We can assume that the monolith was planted by an advanced civilization that is furthering human evolution. The next time it shows up it is buried under the lunar surface, so it is clearly in place for when man is advanced enough to find it. This section is the weakest of the film, with stilted dialogue and boilerplate sci-fi stuff. It also has a scientist using a videophone to call his daughter for his birthday. Even Kubrick and his collaborator, Arthur C. Clarke, didn't anticipate cell phones.

The third portion is the one most people know and is straightforward, as well as being suspenseful and even a bit funny. Two astronauts, along with three others in sleep pods, are on their way to Jupiter. They don't know it, but they are headed to the third monolith, adrift in space. Their ship is run by a computer, HAL 9000, who is more human than they are. When he starts to take over things get a bit dicey. "Open the pod bay door, HAL," is a memorable quote. When Keir Dullea gets back in the ship to shut him down, HAL, voiced wonderfully by Douglas Rain, says things like, "I can see you're upset about this, Dave."

The fourth movement is anybody's guess. Dullea takes a space pod into some sort of gate, where there are psychedelic colors that probably were pretty groovy in 1968. He sees himself as an old man, and then becomes a fetus the size of a planet, aka the "Star Child." I read that at one point the script had the Star Child exploding all the nuclear bombs on Earth, but Kubrick blew up the world in his previous film, Dr. Strangelove, and didn't want to do it again.

Today the film is recognized as one of the greatest ever made but it took a while. Pauline Kael oddly thought it was "unoriginal," while I think Penelope Gilliat hit it on the head when she said it was "somewhere between hypnotic and boring." True, parts of it are boring. There is almost a fetishistic lingering on spaceships gliding through the ethos and men pushing buttons and doors opening. It takes maybe fifteen minutes for Dr. Floyd to get from Earth to the Moon in a spaceship, as we see the flight attendants serving dinner. I suppose the special effects were cutting edge and maybe Kubrick was showing off (he designed the special effects, and he won an Oscar for it, the only Oscar he ever won).

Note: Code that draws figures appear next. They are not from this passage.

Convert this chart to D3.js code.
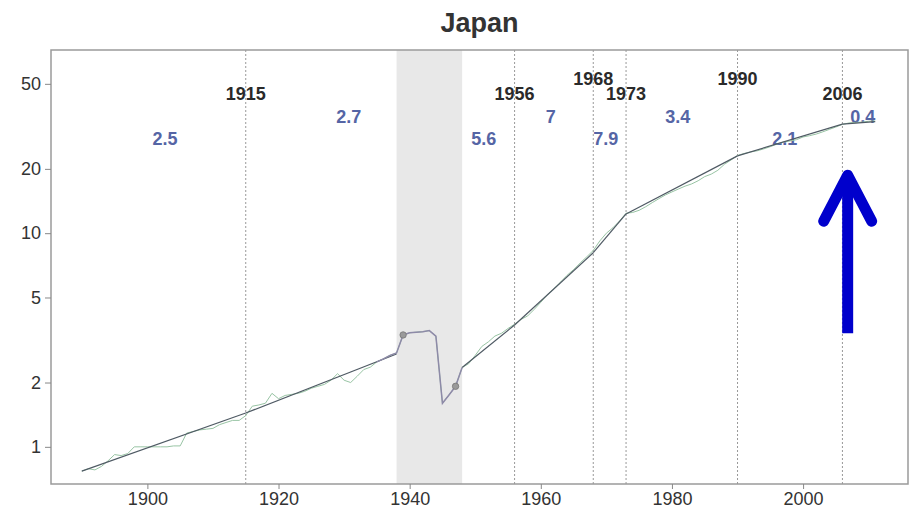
<!DOCTYPE html>
<html>
<head>
<meta charset="utf-8">
<script src="https://cdn.jsdelivr.net/npm/d3@7"></script>
<style>
  body { margin: 0; background: #fff; }
  svg { display: block; font-family: "Liberation Sans", Arial, sans-serif; }
</style>
</head>
<body>
<svg id="chart" width="922" height="511"></svg>
<script>
// GDP per capita index, Japan
const years = d3.range(1890, 2012)
const values = [
  0.77, 0.79, 0.78, 0.81, 0.86, 0.92, 0.91, 0.93, 1.00, 1.00,
  1.00, 1.00, 1.00, 1.00, 1.01, 1.01, 1.16, 1.18, 1.20, 1.21,
  1.22, 1.27, 1.30, 1.33, 1.33, 1.40, 1.55, 1.57, 1.60, 1.78,
  1.68, 1.74, 1.76, 1.78, 1.82, 1.88, 1.92, 1.96, 2.05, 2.20,
  2.05, 2.00, 2.14, 2.30, 2.36, 2.50, 2.58, 2.68, 2.75, 3.34,
  3.42, 3.44, 3.46, 3.50, 3.30, 1.60, 1.75, 1.92, 2.35, 2.45,
  2.68, 2.95, 3.10, 3.30, 3.40, 3.58, 3.75, 3.95, 4.10, 4.40,
  4.75, 5.15, 5.50, 5.90, 6.35, 6.75, 7.25, 7.75, 8.30, 9.20,
  10.0, 10.6, 11.4, 12.4, 12.5, 12.8, 13.3, 13.9, 14.5, 15.1,
  15.6, 16.1, 16.6, 17.0, 17.6, 18.4, 18.9, 19.7, 21.0, 22.0,
  23.1, 23.6, 24.0, 24.3, 24.8, 25.4, 26.1, 26.7, 27.0, 27.4,
  28.2, 28.6, 29.1, 29.8, 30.6, 31.4, 32.3, 32.8, 33.0, 33.1,
  33.4, 33.5
]

// piecewise trend, broken over the war years
const trendYears = [1890, 1915, 1938, 1948, 1956, 1968, 1973, 1990, 2006, 2011]
const trendValues = [0.77, 1.44, 2.72, 2.35, 3.72, 8.1, 12.3, 23.0, 32.4, 33.3]

const warStart = 1938
const warEnd = 1948
const warMarkers = [1939, 1947]

const breakYears = [1915, 1956, 1968, 1973, 1990, 2006]
const rateLabels = ["2.5", "2.7", "5.6", "7", "7.9", "3.4", "2.1", "0.4"]
const rateYears = [1902.7, 1930.7, 1951.3, 1961.5, 1969.9, 1980.9, 1997.2, 2009.1]

const xTicks = [1900, 1920, 1940, 1960, 1980, 2000]
const yTicks = [1, 2, 5, 10, 20, 50]

// arrow annotation (data units)
const arrowYear = 2006.8
const arrowFrom = 3.4
const arrowTo = 19.5

const svg = d3.select("#chart")
const margin = { top: 50, right: 14, bottom: 27, left: 51 }
const width = 922 - margin.left - margin.right
const height = 511 - margin.top - margin.bottom

const x = d3.scaleLinear().domain([1885.3, 2016]).range([margin.left, margin.left + width])
const y = d3.scaleLog().domain([0.67, 72]).range([margin.top + height, margin.top])

const data = years.map((yr, i) => ({ year: yr, value: values[i] }))
const trend = trendYears.map((yr, i) => ({ year: yr, value: trendValues[i] }))

// title
svg.append("text")
  .attr("x", margin.left + width / 2)
  .attr("y", 32)
  .attr("text-anchor", "middle")
  .attr("font-size", 27)
  .attr("font-weight", "bold")
  .attr("fill", "#333")
  .text("Japan")

// war shading
svg.append("rect")
  .attr("x", x(warStart))
  .attr("y", margin.top)
  .attr("width", x(warEnd) - x(warStart))
  .attr("height", height)
  .attr("fill", "#e8e8e8")

// break lines
svg.selectAll(".break")
  .data(breakYears)
  .join("line")
  .attr("class", "break")
  .attr("x1", d => x(d)).attr("x2", d => x(d))
  .attr("y1", margin.top).attr("y2", margin.top + height)
  .attr("stroke", "#999")
  .attr("stroke-width", 1)
  .attr("stroke-dasharray", "2,2")

// break year labels, raised where they would crowd
const raised = new Set([1968, 1990])
svg.selectAll(".break-label")
  .data(breakYears)
  .join("text")
  .attr("class", "break-label")
  .attr("x", d => x(d))
  .attr("y", d => margin.top + (raised.has(d) ? 35 : 50))
  .attr("text-anchor", "middle")
  .attr("font-size", 18)
  .attr("font-weight", "bold")
  .attr("fill", "#2a2a2a")
  .text(d => d)

// growth rate labels
svg.selectAll(".rate-label")
  .data(rateLabels)
  .join("text")
  .attr("class", "rate-label")
  .attr("x", (d, i) => x(rateYears[i]))
  .attr("y", (d, i) => margin.top + (i % 2 ? 73 : 95))
  .attr("text-anchor", "middle")
  .attr("font-size", 18)
  .attr("font-weight", "bold")
  .attr("fill", "#5565a5")
  .text(d => d)

const line = d3.line().x(d => x(d.year)).y(d => y(d.value))

// actual series
svg.append("path")
  .datum(data)
  .attr("fill", "none")
  .attr("stroke", "#98c4a4")
  .attr("stroke-width", 1)
  .attr("d", line)

// trend segments
for (let i = 0; i < trend.length - 1; i++) {
  if (trend[i].year === warStart) continue
  svg.append("path")
    .datum([trend[i], trend[i + 1]])
    .attr("fill", "none")
    .attr("stroke", "#4f5a64")
    .attr("stroke-width", 1.2)
    .attr("d", line)
}

// war years of the series
svg.append("path")
  .datum(data.filter(d => d.year >= warStart - 3 && d.year <= warEnd))
  .attr("fill", "none")
  .attr("stroke", "#8e8aa8")
  .attr("stroke-width", 1.5)
  .attr("d", line)

svg.selectAll(".war-dot")
  .data(data.filter(d => warMarkers.includes(d.year)))
  .join("circle")
  .attr("class", "war-dot")
  .attr("cx", d => x(d.year))
  .attr("cy", d => y(d.value))
  .attr("r", 3.2)
  .attr("fill", "#9a9a9a")
  .attr("stroke", "#777")
  .attr("stroke-width", 0.8)

// frame
svg.append("rect")
  .attr("x", margin.left).attr("y", margin.top)
  .attr("width", width).attr("height", height)
  .attr("fill", "none")
  .attr("stroke", "#9a9a9a")
  .attr("stroke-width", 1.5)

// axes
const xAxis = svg.append("g")
  .attr("transform", `translate(0,${margin.top + height})`)
  .call(d3.axisBottom(x).tickValues(xTicks).tickFormat(d3.format("d")).tickSize(5).tickPadding(3))
const yAxis = svg.append("g")
  .attr("transform", `translate(${margin.left},0)`)
  .call(d3.axisLeft(y).tickValues(yTicks).tickFormat(d3.format("d")).tickSize(6).tickPadding(4))

for (const ax of [xAxis, yAxis]) {
  ax.select(".domain").remove()
  ax.selectAll(".tick line").attr("stroke", "#888")
  ax.selectAll(".tick text")
    .attr("font-family", "Liberation Sans, Arial, sans-serif")
    .attr("font-size", 18)
    .attr("fill", "#333")
}

// blue arrow
const ax0 = x(arrowYear)
const tipY = y(arrowTo)
const arrow = svg.append("g")
  .attr("stroke", "#0000cc")
  .attr("stroke-width", 11)
  .attr("fill", "none")
arrow.append("line")
  .attr("x1", ax0).attr("x2", ax0)
  .attr("y1", y(arrowFrom)).attr("y2", tipY + 6)
arrow.append("path")
  .attr("d", `M${ax0 - 24},${tipY + 50} L${ax0},${tipY + 4} L${ax0 + 24},${tipY + 50}`)
  .attr("stroke-linecap", "round")
  .attr("stroke-linejoin", "round")
</script>
</body>
</html>
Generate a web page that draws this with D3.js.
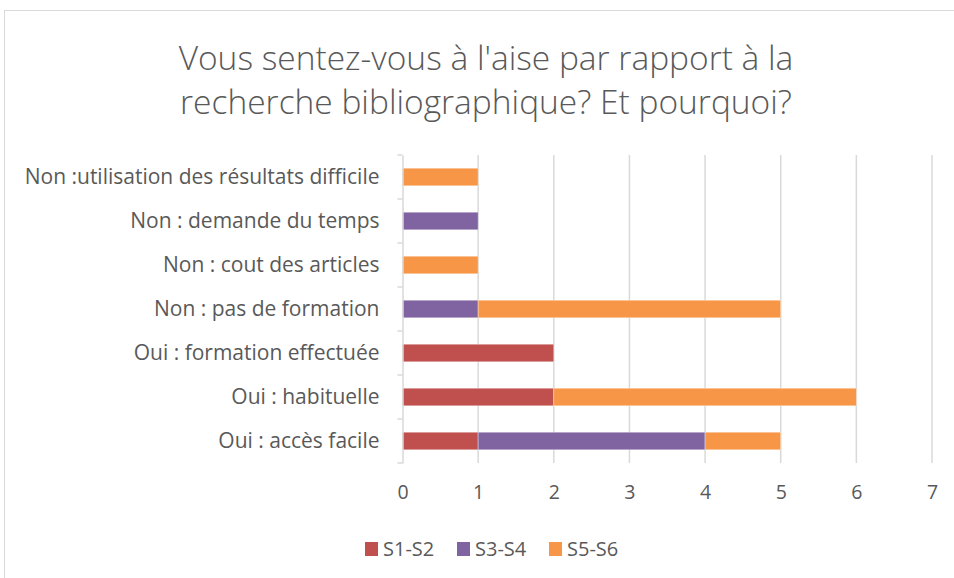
<!DOCTYPE html>
<html>
<head>
<meta charset="utf-8">
<script src="https://cdn.jsdelivr.net/npm/d3@7"></script>
<style>
  body { margin: 0; background: #fff; }
  text { fill: #595959; }
</style>
</head>
<body>
<div id="chart"></div>
<script>
// Survey answers, bottom to top as in the original
const categories = [
    "Oui : accès facile",
    "Oui : habituelle",
    "Oui : formation effectuée",
    "Non : pas de formation",
    "Non : cout des articles",
    "Non : demande du temps",
    "Non :utilisation des résultats difficile"
];
const seriesNames = ["S1-S2", "S3-S4", "S5-S6"];
const s1s2 = [1, 2, 2, 0, 0, 0, 0];
const s3s4 = [3, 0, 0, 1, 0, 1, 0];
const s5s6 = [1, 4, 0, 4, 1, 0, 1];
const xTicks = [0, 1, 2, 3, 4, 5, 6, 7];
const colors = ["#C0504D", "#8064A2", "#F79646"];

const width = 954;
const height = 578;

const svg = d3.select("#chart")
    .append("svg")
    .attr("width", width)
    .attr("height", height);

// chart area frame
svg.append("rect")
    .attr("x", 4.5).attr("y", 10.5)
    .attr("width", 960).attr("height", 600)
    .attr("fill", "none")
    .attr("stroke", "#d9d9d9");

// title
const title = svg.append("text")
    .attr("text-anchor", "middle")
    .style("font-family", "'Open Sans', sans-serif")
    .style("font-size", "33.5px")
    .style("font-weight", 300);
title.append("tspan").attr("x", 486).attr("y", 70).text("Vous sentez-vous à l'aise par rapport à la");
title.append("tspan").attr("x", 486).attr("y", 114).text("recherche bibliographique? Et pourquoi?");

const margin = { left: 402.5, right: 932, top: 155, bottom: 463 };

const x = d3.scaleLinear()
    .domain([0, 7])
    .range([margin.left, margin.right]);

const y = d3.scaleBand()
    .domain(categories.slice().reverse())
    .range([margin.top, margin.bottom])
    .paddingInner(0.6)
    .paddingOuter(0.3);

// gridlines
svg.append("g")
    .selectAll("line")
    .data(xTicks.slice(1))
    .join("line")
    .attr("x1", d => x(d)).attr("x2", d => x(d))
    .attr("y1", margin.top).attr("y2", margin.bottom)
    .attr("stroke", "#d9d9d9")
    .attr("stroke-width", 1.5);

// stacked data
const rows = categories.map((c, i) => ({ cat: c, "S1-S2": s1s2[i], "S3-S4": s3s4[i], "S5-S6": s5s6[i] }));
const stacked = d3.stack().keys(seriesNames)(rows);

svg.append("g")
    .selectAll("g")
    .data(stacked)
    .join("g")
    .attr("fill", (d, i) => colors[i])
    .selectAll("rect")
    .data(d => d.filter(p => p[1] > p[0]))
    .join("rect")
    .attr("x", d => x(d[0]))
    .attr("y", d => y(d.data.cat))
    .attr("width", d => x(d[1]) - x(d[0]))
    .attr("height", y.bandwidth())
    .attr("stroke", "#fff")
    .attr("stroke-opacity", 0.5)
    .attr("stroke-width", 0.75);

// category axis
const yAxis = svg.append("g")
    .attr("transform", `translate(${margin.left},0)`)
    .call(d3.axisLeft(y).tickSize(0).tickPadding(23));
yAxis.select(".domain").attr("stroke", "#d9d9d9").attr("stroke-width", 1.5);
yAxis.selectAll("text")
    .style("font-family", "'Open Sans', sans-serif")
    .style("font-size", "21px")
    .attr("fill", "#595959");

// category boundary ticks
const step = (margin.bottom - margin.top) / categories.length;
svg.append("g")
    .selectAll("line")
    .data(d3.range(categories.length + 1))
    .join("line")
    .attr("x1", margin.left - 5).attr("x2", margin.left)
    .attr("y1", d => margin.top + d * step).attr("y2", d => margin.top + d * step)
    .attr("stroke", "#d9d9d9")
    .attr("stroke-width", 1.5);

// value axis labels
const xAxis = svg.append("g")
    .attr("transform", `translate(0,${margin.bottom})`)
    .call(d3.axisBottom(x).tickValues(xTicks).tickSize(0).tickPadding(22).tickFormat(d3.format("d")));
xAxis.select(".domain").remove();
xAxis.selectAll("text")
    .style("font-family", "'Open Sans', sans-serif")
    .style("font-size", "19.5px")
    .attr("fill", "#595959");

// legend
const legendX = [365, 457, 549];
const legend = svg.append("g")
    .selectAll("g")
    .data(seriesNames)
    .join("g")
    .attr("transform", (d, i) => `translate(${legendX[i]},542)`);
legend.append("rect")
    .attr("width", 13).attr("height", 14)
    .attr("fill", (d, i) => colors[i]);
legend.append("text")
    .attr("x", 18).attr("y", 14)
    .style("font-family", "'Open Sans', sans-serif")
    .style("font-size", "20px")
    .text(d => d);
</script>
</body>
</html>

But, as Gilliat said, the tedium can be hypnotic. There are a lot of shots of ships, and one of the most famous cuts in movie history has the bone tossed by the hominid turning into a spaceship, a leap of four million years of human evolution in one edit.

I suppose I admire 2001 more than I love it, The HAL sequence on its own is a terrific short film, as is the Dawn of Man. A friend of mine mentioned that it couldn't be made today, and that's probably true, at least not how Kubrick made it. However, it was the highest grossing film of that year. It made Strauss' Thus Spake Zarathustra known to everyone, and it inspired one of my favorite Mad Magazine parody titles: 201 Minutes of a Space Idiocy.